• _Items from a dataset_:
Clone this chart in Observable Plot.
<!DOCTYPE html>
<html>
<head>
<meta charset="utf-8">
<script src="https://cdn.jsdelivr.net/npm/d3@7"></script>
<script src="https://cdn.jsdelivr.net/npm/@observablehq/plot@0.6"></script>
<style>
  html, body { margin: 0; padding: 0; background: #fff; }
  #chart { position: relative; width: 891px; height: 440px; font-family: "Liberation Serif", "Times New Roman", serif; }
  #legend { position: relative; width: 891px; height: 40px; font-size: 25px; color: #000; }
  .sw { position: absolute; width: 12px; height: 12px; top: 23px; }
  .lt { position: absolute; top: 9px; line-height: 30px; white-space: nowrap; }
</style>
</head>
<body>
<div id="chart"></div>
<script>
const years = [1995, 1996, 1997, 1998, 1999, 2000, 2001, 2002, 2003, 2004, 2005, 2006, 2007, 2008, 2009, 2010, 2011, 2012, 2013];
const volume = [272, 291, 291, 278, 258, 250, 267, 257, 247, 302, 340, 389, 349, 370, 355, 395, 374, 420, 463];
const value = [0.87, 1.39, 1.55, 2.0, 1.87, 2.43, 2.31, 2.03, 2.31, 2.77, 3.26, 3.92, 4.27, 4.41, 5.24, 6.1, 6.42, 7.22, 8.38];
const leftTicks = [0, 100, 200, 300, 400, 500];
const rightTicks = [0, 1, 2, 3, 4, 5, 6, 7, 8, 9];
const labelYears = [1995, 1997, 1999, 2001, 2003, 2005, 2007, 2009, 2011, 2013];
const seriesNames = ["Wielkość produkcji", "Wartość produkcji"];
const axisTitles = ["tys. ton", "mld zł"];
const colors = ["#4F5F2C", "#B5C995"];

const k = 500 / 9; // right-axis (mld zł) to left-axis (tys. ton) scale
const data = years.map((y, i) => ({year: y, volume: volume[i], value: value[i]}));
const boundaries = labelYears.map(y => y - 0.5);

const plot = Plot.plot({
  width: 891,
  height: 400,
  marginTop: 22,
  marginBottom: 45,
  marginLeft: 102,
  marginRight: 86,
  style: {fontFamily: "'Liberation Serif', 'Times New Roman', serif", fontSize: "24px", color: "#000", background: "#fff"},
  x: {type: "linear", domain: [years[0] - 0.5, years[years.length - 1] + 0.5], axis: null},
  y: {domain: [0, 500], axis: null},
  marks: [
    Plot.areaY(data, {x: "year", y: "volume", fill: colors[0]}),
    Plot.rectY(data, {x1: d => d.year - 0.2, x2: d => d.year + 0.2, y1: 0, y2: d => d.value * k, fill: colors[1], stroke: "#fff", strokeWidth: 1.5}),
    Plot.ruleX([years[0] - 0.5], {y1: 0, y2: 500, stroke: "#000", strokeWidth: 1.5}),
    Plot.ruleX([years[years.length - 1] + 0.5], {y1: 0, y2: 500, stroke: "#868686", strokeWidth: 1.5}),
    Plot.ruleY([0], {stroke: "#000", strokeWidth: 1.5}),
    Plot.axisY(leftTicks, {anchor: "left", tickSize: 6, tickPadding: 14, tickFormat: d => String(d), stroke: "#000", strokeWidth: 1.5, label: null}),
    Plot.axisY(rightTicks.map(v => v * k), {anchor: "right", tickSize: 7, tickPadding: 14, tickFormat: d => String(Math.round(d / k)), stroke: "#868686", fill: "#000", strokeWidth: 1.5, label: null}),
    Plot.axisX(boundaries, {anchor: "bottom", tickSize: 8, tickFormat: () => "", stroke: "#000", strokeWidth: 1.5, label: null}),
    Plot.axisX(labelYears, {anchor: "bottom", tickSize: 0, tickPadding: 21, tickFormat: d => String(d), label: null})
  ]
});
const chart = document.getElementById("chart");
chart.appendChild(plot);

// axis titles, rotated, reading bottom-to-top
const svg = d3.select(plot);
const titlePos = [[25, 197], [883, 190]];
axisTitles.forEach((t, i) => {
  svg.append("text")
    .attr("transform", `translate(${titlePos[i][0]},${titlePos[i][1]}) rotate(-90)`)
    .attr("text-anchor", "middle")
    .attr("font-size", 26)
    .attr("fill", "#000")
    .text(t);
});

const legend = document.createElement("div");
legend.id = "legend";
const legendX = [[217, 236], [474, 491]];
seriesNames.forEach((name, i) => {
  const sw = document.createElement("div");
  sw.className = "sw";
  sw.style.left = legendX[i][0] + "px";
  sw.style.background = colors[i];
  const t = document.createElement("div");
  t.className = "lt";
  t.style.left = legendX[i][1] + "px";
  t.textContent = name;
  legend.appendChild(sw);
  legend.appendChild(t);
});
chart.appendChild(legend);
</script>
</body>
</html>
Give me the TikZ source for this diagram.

• _TASK_: Return all of the above records exactly, leaving no line out.

• _COMPLETED EXERCISE_:
Clone this chart in Observable Plot.
<!DOCTYPE html>
<html>
<head>
<meta charset="utf-8">
<script src="https://cdn.jsdelivr.net/npm/d3@7"></script>
<script src="https://cdn.jsdelivr.net/npm/@observablehq/plot@0.6"></script>
<style>
  html, body { margin: 0; padding: 0; background: #fff; }
  #chart { position: relative; width: 891px; height: 440px; font-family: "Liberation Serif", "Times New Roman", serif; }
  #legend { position: relative; width: 891px; height: 40px; font-size: 25px; color: #000; }
  .sw { position: absolute; width: 12px; height: 12px; top: 23px; }
  .lt { position: absolute; top: 9px; line-height: 30px; white-space: nowrap; }
</style>
</head>
<body>
<div id="chart"></div>
<script>
const years = [1995, 1996, 1997, 1998, 1999, 2000, 2001, 2002, 2003, 2004, 2005, 2006, 2007, 2008, 2009, 2010, 2011, 2012, 2013];
const volume = [272, 291, 291, 278, 258, 250, 267, 257, 247, 302, 340, 389, 349, 370, 355, 395, 374, 420, 463];
const value = [0.87, 1.39, 1.55, 2.0, 1.87, 2.43, 2.31, 2.03, 2.31, 2.77, 3.26, 3.92, 4.27, 4.41, 5.24, 6.1, 6.42, 7.22, 8.38];
const leftTicks = [0, 100, 200, 300, 400, 500];
const rightTicks = [0, 1, 2, 3, 4, 5, 6, 7, 8, 9];
const labelYears = [1995, 1997, 1999, 2001, 2003, 2005, 2007, 2009, 2011, 2013];
const seriesNames = ["Wielkość produkcji", "Wartość produkcji"];
const axisTitles = ["tys. ton", "mld zł"];
const colors = ["#4F5F2C", "#B5C995"];

const k = 500 / 9; // right-axis (mld zł) to left-axis (tys. ton) scale
const data = years.map((y, i) => ({year: y, volume: volume[i], value: value[i]}));
const boundaries = labelYears.map(y => y - 0.5);

const plot = Plot.plot({
  width: 891,
  height: 400,
  marginTop: 22,
  marginBottom: 45,
  marginLeft: 102,
  marginRight: 86,
  style: {fontFamily: "'Liberation Serif', 'Times New Roman', serif", fontSize: "24px", color: "#000", background: "#fff"},
  x: {type: "linear", domain: [years[0] - 0.5, years[years.length - 1] + 0.5], axis: null},
  y: {domain: [0, 500], axis: null},
  marks: [
    Plot.areaY(data, {x: "year", y: "volume", fill: colors[0]}),
    Plot.rectY(data, {x1: d => d.year - 0.2, x2: d => d.year + 0.2, y1: 0, y2: d => d.value * k, fill: colors[1], stroke: "#fff", strokeWidth: 1.5}),
    Plot.ruleX([years[0] - 0.5], {y1: 0, y2: 500, stroke: "#000", strokeWidth: 1.5}),
    Plot.ruleX([years[years.length - 1] + 0.5], {y1: 0, y2: 500, stroke: "#868686", strokeWidth: 1.5}),
    Plot.ruleY([0], {stroke: "#000", strokeWidth: 1.5}),
    Plot.axisY(leftTicks, {anchor: "left", tickSize: 6, tickPadding: 14, tickFormat: d => String(d), stroke: "#000", strokeWidth: 1.5, label: null}),
    Plot.axisY(rightTicks.map(v => v * k), {anchor: "right", tickSize: 7, tickPadding: 14, tickFormat: d => String(Math.round(d / k)), stroke: "#868686", fill: "#000", strokeWidth: 1.5, label: null}),
    Plot.axisX(boundaries, {anchor: "bottom", tickSize: 8, tickFormat: () => "", stroke: "#000", strokeWidth: 1.5, label: null}),
    Plot.axisX(labelYears, {anchor: "bottom", tickSize: 0, tickPadding: 21, tickFormat: d => String(d), label: null})
  ]
});
const chart = document.getElementById("chart");
chart.appendChild(plot);

// axis titles, rotated, reading bottom-to-top
const svg = d3.select(plot);
const titlePos = [[25, 197], [883, 190]];
axisTitles.forEach((t, i) => {
  svg.append("text")
    .attr("transform", `translate(${titlePos[i][0]},${titlePos[i][1]}) rotate(-90)`)
    .attr("text-anchor", "middle")
    .attr("font-size", 26)
    .attr("fill", "#000")
    .text(t);
});

const legend = document.createElement("div");
legend.id = "legend";
const legendX = [[217, 236], [474, 491]];
seriesNames.forEach((name, i) => {
  const sw = document.createElement("div");
  sw.className = "sw";
  sw.style.left = legendX[i][0] + "px";
  sw.style.background = colors[i];
  const t = document.createElement("div");
  t.className = "lt";
  t.style.left = legendX[i][1] + "px";
  t.textContent = name;
  legend.appendChild(sw);
  legend.appendChild(t);
});
chart.appendChild(legend);
</script>
</body>
</html>
Give me the TikZ source for this diagram.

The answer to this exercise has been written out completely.